As kids me and my friends used to muse over the fact that growing old, eventually moving into a care home would be awesome. Pension, you say? Well, what's that if not an unending LAN party!

It turns out reality is different - the older I get, the less interested I have in computer games. It feels like I've seen it all at this point, and I'd rather see grass twice than a virtual anything.

When me, and my generation, are old enough where people start getting shipped into care homes, I suspect there won't be any interest at all, save perhaps a nostalgia trip every now and again.

mikepurvis 3 hours ago | parent [-]

I feel both sides of this. I'm almost 40 and for me it comes in waves. I dumped like 100 hours into ARC Raiders over the past few months and had a great time with it, and before that I've loved obsessing over single player adventures like Spider-Man and RDR2, as well as indie darlings like the Hollow Knight games.

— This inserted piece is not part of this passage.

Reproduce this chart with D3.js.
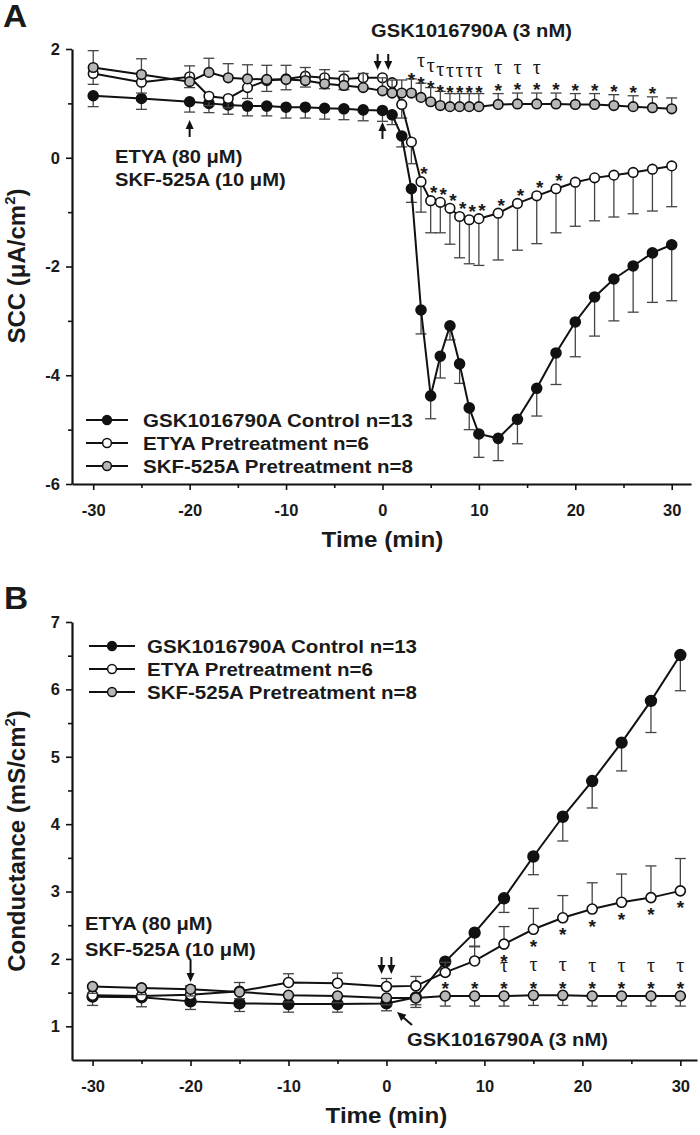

But there are always gaps in there where I don't feel as drawn into it. Right now I try to get in a few rounds of Deep Rock Galactic every week with my twelve year old, and that hits the right things as far as having some progression for us to chase together while still being time-boxed to clear rounds and not having a huge survival/base-building component to it like Minecraft or Valheim or Don't Starve Together.

Basically... I expect this pattern will remain for the remainder of my adult life. I'm not going to retire and suddenly be like "ah yes now I will revisit six decades of forgotten gems sitting in my backlog" but I'm also not going to completely walk away from it. Rather certain things will grab me and I'll obsess over them for a bit, and then I'll take a break to work on a coding project or build something with my hands, or putter around the garden, or whatever else it is.